Fault-Tree Based Prevention Analysis of Cyber-Attack Scenarios for PRA Applications

Abstract

Probabilistic risk assessment (PRA) based on event- and fault-tree analyses has long been a popular and powerful technique for formulating system- and plant-level risk scenarios in high-hazard facilities [1]. Event- and fault-tree-based PRA is commonly performed in the nuclear industry using tools like Systems Analysis Programs for Hands-on Integrity Reliability Evaluation (SAPHIRE) [2] or the Computer Aided Fault Tree Analysis System (CAFTA) [3]. Often, the goal of a PRA effort is to assess the risk of events having high consequences to the public or the environment. In such a case, the fault-tree and event-tree analyses in a PRA mostly focus on initiating events and system and component failures that would result in such consequences.
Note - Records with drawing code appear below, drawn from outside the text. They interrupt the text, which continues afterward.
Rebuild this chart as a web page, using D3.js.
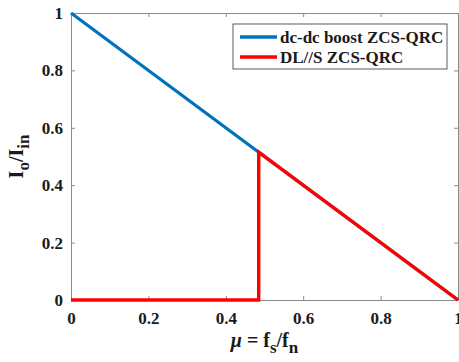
<!DOCTYPE html>
<html>
<head>
<meta charset="utf-8">
<script src="https://cdn.jsdelivr.net/npm/d3@7"></script>
<style>
  body { margin: 0; background: #fff; }
  svg text { font-family: 'Liberation Serif', 'Times New Roman', Times, 'DejaVu Serif', serif !important; font-weight: bold; fill: #1a1a1a; }
</style>
</head>
<body>
<div id="chart"></div>
<script>
// data
var boostMu = [0, 1];
var boostIo = [1, 0];
var dlsMu = [0, 0.485, 0.485, 1];
var dlsIo = [0, 0, 0.515, 0];
var xTicks = [0, 0.2, 0.4, 0.6, 0.8, 1];
var yTicks = [0, 0.2, 0.4, 0.6, 0.8, 1];
var seriesNames = ['dc-dc boost ZCS-QRC', 'DL//S ZCS-QRC'];
var seriesColors = ['#0072BD', '#FF0000'];

var width = 459, height = 362;
var margin = {left: 71, top: 13, right: 1, bottom: 62};
var w = width - margin.left - margin.right;
var h = height - margin.top - margin.bottom;

var svg = d3.select('#chart').append('svg')
  .attr('width', width).attr('height', height);
var g = svg.append('g').attr('transform', 'translate(' + margin.left + ',' + margin.top + ')');

var x = d3.scaleLinear().domain([0, 1]).range([0, w]);
var y = d3.scaleLinear().domain([0, 1]).range([h, 0]);

var fmt = function(d) { return d === 0 ? '0' : d === 1 ? '1' : d3.format('.1f')(d); };

// axes, matlab style: ticks pointing in, box all round
var xAxis = d3.axisBottom(x).tickValues(xTicks).tickFormat(fmt).tickSizeInner(-4).tickSizeOuter(0).tickPadding(12);
var yAxis = d3.axisLeft(y).tickValues(yTicks).tickFormat(fmt).tickSizeInner(-4).tickSizeOuter(0).tickPadding(8);
var xTop = d3.axisTop(x).tickValues(xTicks).tickFormat('').tickSizeInner(-4).tickSizeOuter(0);
var yRight = d3.axisRight(y).tickValues(yTicks).tickFormat('').tickSizeInner(-4).tickSizeOuter(0);

var gx = g.append('g').attr('transform', 'translate(0,' + h + ')').call(xAxis);
var gy = g.append('g').call(yAxis);
var gt = g.append('g').call(xTop);
var gr = g.append('g').attr('transform', 'translate(' + w + ',0)').call(yRight);

[gx, gy, gt, gr].forEach(function(a) {
  a.attr('font-family', null).attr('font-size', null);
  a.selectAll('path, line').attr('stroke', '#8a8a8a');
  a.selectAll('text').style('font-size', '17px').attr('fill', '#1a1a1a');
});

var line = d3.line().x(function(d) { return x(d[0]); }).y(function(d) { return y(d[1]); });

g.append('path')
  .datum(d3.zip(boostMu, boostIo))
  .attr('d', line)
  .attr('fill', 'none').attr('stroke', seriesColors[0]).attr('stroke-width', 3.2);

g.append('path')
  .datum(d3.zip(dlsMu, dlsIo))
  .attr('d', line)
  .attr('fill', 'none').attr('stroke', seriesColors[1]).attr('stroke-width', 3.4)
  .attr('stroke-linejoin', 'miter');

// legend
var lg = svg.append('g').attr('transform', 'translate(233,24)');
lg.append('rect').attr('width', 214).attr('height', 45)
  .attr('fill', '#fff').attr('stroke', '#333').attr('stroke-width', 0.8);
seriesNames.forEach(function(name, i) {
  var yy = 13 + i * 20;
  lg.append('line').attr('x1', 7).attr('x2', 44).attr('y1', yy).attr('y2', yy)
    .attr('stroke', seriesColors[i]).attr('stroke-width', 3.4);
  lg.append('text').attr('x', 47).attr('y', yy + 6).style('font-size', '17px').text(name);
});

// axis labels
var xl = svg.append('text').attr('x', margin.left + w / 2).attr('y', 347)
  .attr('text-anchor', 'middle').style('font-size', '20px');
xl.append('tspan').style('font-style', 'italic').text('\u03bc');
xl.append('tspan').text(' = f');
xl.append('tspan').attr('dy', 6).style('font-size', '17px').text('s');
xl.append('tspan').attr('dy', -6).text('/f');
xl.append('tspan').attr('dy', 6).style('font-size', '17px').text('n');

var yl = svg.append('text')
  .attr('transform', 'translate(23,' + (margin.top + h / 2) + ') rotate(-90)')
  .attr('text-anchor', 'middle').style('font-size', '20px');
yl.append('tspan').text('I');
yl.append('tspan').attr('dy', 6).style('font-size', '17px').text('o');
yl.append('tspan').attr('dy', -6).text('/I');
yl.append('tspan').attr('dy', 6).style('font-size', '17px').text('in');
</script>
</body>
</html>
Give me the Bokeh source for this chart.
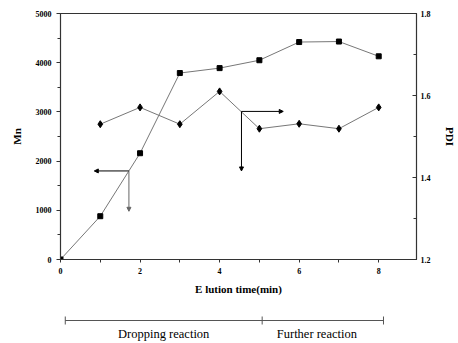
from bokeh.plotting import figure
from bokeh.models import Range1d, LinearAxis, Arrow, NormalHead, FixedTicker
from bokeh.layouts import column
from bokeh.core.properties import value
from bokeh.embed import file_html
from bokeh.resources import INLINE

time_mn = [0, 1, 2, 3, 4, 5, 6, 7, 8]
mn = [0, 880, 2160, 3790, 3890, 4050, 4420, 4430, 4130]
time_pdi = [1, 2, 3, 4, 5, 6, 7, 8]
pdi = [1.53, 1.571, 1.53, 1.61, 1.519, 1.531, 1.519, 1.571]
x_ticks = [0, 2, 4, 6, 8]
mn_ticks = [0, 1000, 2000, 3000, 4000, 5000]
pdi_ticks = [1.2, 1.4, 1.6, 1.8]
stages = ["Dropping reaction", "Further reaction"]
stage_bounds = [0.12, 5.07, 8.12]

SERIF = "Liberation Serif"

p = figure(width=458, height=305, output_backend="svg", toolbar_location=None,
           x_range=Range1d(0, 8.95), y_range=Range1d(0, 5000),
           min_border_left=60, min_border_right=40, min_border_top=13, min_border_bottom=46)
p.xgrid.visible = False
p.ygrid.visible = False
p.outline_line_color = "#333333"
p.outline_line_width = 1.2
p.background_fill_color = "white"
p.border_fill_color = "white"

p.extra_y_ranges = {"pdi": Range1d(1.2, 1.8)}

def style_axis(ax, label):
    ax.axis_label = label
    ax.axis_label_text_font = SERIF
    ax.axis_label_text_font_style = "bold"
    ax.axis_label_text_font_size = "11px"
    ax.axis_label_text_color = "black"
    ax.major_label_text_font = SERIF
    ax.major_label_text_font_style = "bold"
    ax.major_label_text_font_size = "8px"
    ax.major_label_text_color = "black"
    ax.axis_line_color = "#333333"
    ax.major_tick_line_color = "#333333"
    ax.minor_tick_line_color = "#333333"

# left axis
ya = p.yaxis[0]
style_axis(ya, "Mn")
ya.ticker = FixedTicker(ticks=mn_ticks, minor_ticks=[500, 1500, 2500, 3500, 4500])
ya.axis_label_standoff = 10
ya.major_tick_in = 0
ya.major_tick_out = 4
ya.minor_tick_in = 0
ya.minor_tick_out = 3

# bottom axis
xa = p.xaxis[0]
style_axis(xa, "E lution time(min)")
xa.ticker = FixedTicker(ticks=x_ticks, minor_ticks=[1, 3, 5, 7])
xa.axis_label_standoff = 6
xa.major_tick_in = 0
xa.major_tick_out = 3
xa.minor_tick_in = 0
xa.minor_tick_out = 3

# right axis
ra = LinearAxis(y_range_name="pdi")
style_axis(ra, "PDI")
ra.ticker = FixedTicker(ticks=pdi_ticks, minor_ticks=[1.3, 1.5, 1.7])
ra.axis_label_standoff = 10
ra.major_tick_in = 4
ra.major_tick_out = 0
ra.minor_tick_in = 3
ra.minor_tick_out = 0
ra.major_label_standoff = 4
p.add_layout(ra, "right")

# Mn series
p.line(time_mn, mn, line_color="#777777", line_width=1)
p.scatter(time_mn, mn, marker="square", size=5, fill_color="black", line_color="black")

# PDI series
p.line(time_pdi, pdi, line_color="#777777", line_width=1, y_range_name="pdi")
p.scatter(time_pdi, pdi, marker="diamond", size=7, fill_color="black", line_color="black",
          y_range_name="pdi")

# indicator arrows
def arrow(x0, y0, x1, y1, color):
    p.add_layout(Arrow(x_start=x0, y_start=y0, x_end=x1, y_end=y1, line_color=color, line_width=1,
                       end=NormalHead(size=4, fill_color=color, line_color=color)))

arrow(1.72, 1800, 0.85, 1800, "black")
arrow(1.72, 1800, 1.72, 980, "#666666")
arrow(4.55, 3010, 5.6, 3010, "black")
arrow(4.55, 3010, 4.55, 1800, "black")

# bottom stage bar
b = figure(width=458, height=38, output_backend="svg", toolbar_location=None,
           x_range=p.x_range, y_range=Range1d(0, 38),
           min_border_left=60, min_border_right=40, min_border_top=0, min_border_bottom=0)
b.axis.visible = False
b.xgrid.visible = False
b.ygrid.visible = False
b.outline_line_color = None
b.border_fill_color = "white"
b.segment(x0=[stage_bounds[0]], y0=[23], x1=[stage_bounds[-1]], y1=[23], line_color="#555555", line_width=1)
b.segment(x0=stage_bounds, y0=[19] * 3, x1=stage_bounds, y1=[27] * 3, line_color="#555555", line_width=1)
mids = [(stage_bounds[0] + stage_bounds[1]) / 2, (stage_bounds[1] + stage_bounds[2]) / 2 - 0.15]
b.text(x=mids, y=[10, 10], text=stages, text_align="center", text_baseline="middle",
       text_font=value(SERIF), text_font_size="12.5px", text_color="black")

layout = column(p, b, spacing=0)
open("out.html", "w").write(file_html(layout, INLINE))
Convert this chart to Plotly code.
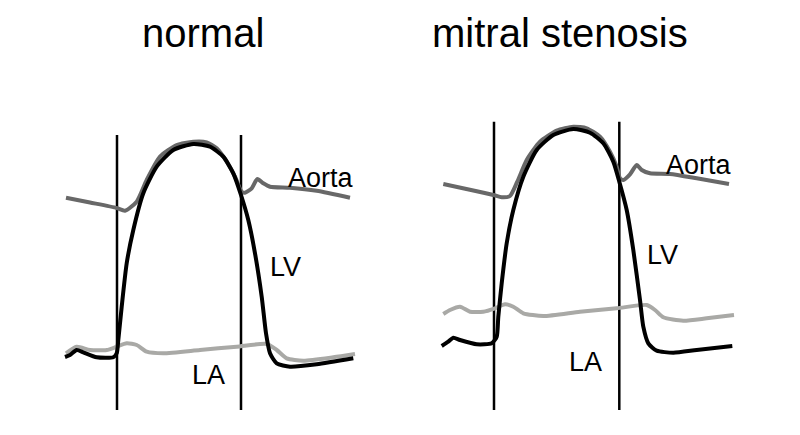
import plotly.graph_objects as go

# ---- normal panel (time in px-like units, pressure in screen-like units, y grows downward) ----
n_valve_t = [117, 241]
n_valve_y = [135, 410]

n_aorta_t = [66, 90, 116.7, 125, 136.7, 146.7, 160, 176.7, 193.3, 206.7, 216.7, 226.7, 235, 241.7,
             245, 251.7, 257.3, 263.3, 270, 290, 316.7, 350]
n_aorta_p = [197.7, 202.5, 208, 210.7, 201.7, 180, 156.7, 145, 141.7, 142.3, 148.3, 161.7, 176.7, 191.7,
             192.7, 188.3, 179, 183.3, 186.7, 187.7, 190.7, 197.7]

n_lv_t = [65, 70, 76.7, 83.3, 96.7, 113.3, 116.7, 118.3, 121.7, 126.7, 133.3, 143.3, 156.7, 173.3, 193.3,
          210, 223.3, 233.3, 241, 248.3, 255, 261.7, 266, 270, 276.7, 290, 316.7, 353.3]
n_lv_p = [357, 355, 350, 352.3, 357.3, 357.3, 353.3, 340, 306.7, 263.3, 230, 193.3, 166.7, 150, 144,
          146.7, 156.7, 173.3, 195, 220, 253.3, 296.7, 333.3, 353.3, 363.3, 366.7, 364.3, 358.3]

n_la_t = [66, 76.7, 90, 106.7, 116.7, 126.7, 136.7, 146.7, 163.3, 200, 236.7, 266.7, 276.7, 286.7,
          303.3, 333.3, 355]
n_la_p = [353.3, 346.7, 350, 350, 346.7, 343.3, 345, 351.7, 353.3, 350, 346.7, 344, 350, 358.3,
          360.7, 357.3, 354]

# ---- mitral stenosis panel ----
m_valve_t = [494, 619.3]
m_valve_y = [121.7, 410]

m_aorta_t = [443.3, 493.3, 501.7, 510, 517.3, 526.7, 540, 556.7, 573.3, 586.7, 600, 610, 616.7, 620,
             623.3, 630, 636.7, 641.7, 650, 670, 696.7, 729]
m_aorta_p = [184, 195, 197.3, 196, 181.7, 160, 141.7, 130.7, 126.7, 128.3, 136.7, 151.7, 166.7, 178.3,
             180, 174.3, 165, 170, 173.3, 174, 178.3, 184]

m_lv_t = [441.7, 448.3, 453.3, 460, 476.7, 491.7, 496.7, 498.3, 501.7, 506.7, 513.3, 523.3, 536.7, 553.3,
          573.3, 590, 603.3, 613.3, 619.3, 626.7, 633.3, 640, 643.3, 648.3, 656.7, 673.3, 696.7, 732.3]
m_lv_p = [346, 341.7, 337.7, 340, 344.3, 343.3, 336.7, 316.7, 283.3, 243.3, 210, 176.7, 150, 135,
          129, 132.7, 143.3, 161.7, 181.7, 210, 250, 300, 326.7, 343.3, 350.7, 352.7, 350, 346]

m_la_t = [443.3, 450, 460, 470, 483.3, 495, 505, 513.3, 523.3, 543.3, 580, 616.7, 646.7, 655, 663.3,
          683.3, 706.7, 734]
m_la_p = [314, 310, 306.7, 311.7, 311.7, 308.3, 304.3, 306.7, 313.3, 316, 311.7, 308.3, 305, 310, 317.3,
          320.7, 318.3, 315]

titles = ["normal", "mitral stenosis"]
title_x = [202.5, 560]
labels = ["Aorta", "LV", "LA", "Aorta", "LV", "LA"]
label_x = [321, 285, 208.3, 699.3, 662.3, 585]
label_y = [178.3, 266.7, 375, 165, 255, 361.7]

AORTA_C = "#686868"
LV_C = "#000000"
LA_C = "#a9a9a6"

fig = go.Figure()


def add_panel(vt, vy, at, ap, lt, lp, lat, lap):
    for t in vt:
        fig.add_trace(go.Scatter(x=[t, t], y=vy, mode="lines",
                                 line=dict(color="black", width=2.5), hoverinfo="skip"))
    fig.add_trace(go.Scatter(x=lat, y=lap, mode="lines", line=dict(color=LA_C, width=4, shape="spline", smoothing=0.6)))
    fig.add_trace(go.Scatter(x=at, y=ap, mode="lines", line=dict(color=AORTA_C, width=4, shape="spline", smoothing=0.6)))
    fig.add_trace(go.Scatter(x=lt, y=lp, mode="lines", line=dict(color=LV_C, width=4, shape="spline", smoothing=0.6)))


add_panel(n_valve_t, n_valve_y, n_aorta_t, n_aorta_p, n_lv_t, n_lv_p, n_la_t, n_la_p)
add_panel(m_valve_t, m_valve_y, m_aorta_t, m_aorta_p, m_lv_t, m_lv_p, m_la_t, m_la_p)

FONT = "Arial, Liberation Sans, sans-serif"
for t, x in zip(titles, title_x):
    fig.add_annotation(x=x, y=33, text=t, showarrow=False, xanchor="center", yanchor="middle",
                       font=dict(family=FONT, size=40, color="black"))
for t, x, y in zip(labels, label_x, label_y):
    fig.add_annotation(x=x, y=y, text=t, showarrow=False, xanchor="center", yanchor="middle",
                       font=dict(family=FONT, size=27, color="black"))

# the page body has an 8px margin: the figure starts at page (8, 8)
fig.update_layout(
    width=792, height=427, margin=dict(l=0, r=0, t=0, b=0),
    paper_bgcolor="white", plot_bgcolor="white", showlegend=False,
    xaxis=dict(range=[8, 800], visible=False, fixedrange=True),
    yaxis=dict(range=[435, 8], visible=False, fixedrange=True),
)
fig.write_html("out.html")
However, a much broader spectrum of consequences is possible in principle from cyber-attack: a computer system could be exposed to an attack that could lead to disruption, financial loss or other damage to the system and its organization. It is not only a major threat for businesses, but has recently impacted infrastructure utilities. In a nuclear power plant, the potential consequences of cyber-attack may range from an inconvenience to unplanned reactor shutdowns or to plant damage, or (in principle) worse; but the low-consequence end of this accident spectrum is not typically addressed using PRA models. Hence it is important to understand better, and minimize the risk of, cyber-attacks in nuclear power plants. The proven fault-tree analysis methodology holds a strong promise of a comprehensive, robust, scalable, and efficient assessment of cyber-attack scenarios in NPPs. This paper presents a fault-tree based formulation for a cyber-attack scenario in a water flow-loop comprised of flow controllers and pumps, controlled via manual controls, wired signals and wireless signals that is susceptible to a cyber-attack. The fault-tree analysis technique is applied to a variety of cyber-attacks that may result in system failure. The analysis provides a comprehensive picture of the attack scenarios and an exhaustive list of attack pathways that are critical for causing system failure, paving the way for formulating strategies of performing cyber-attack prevention analysis.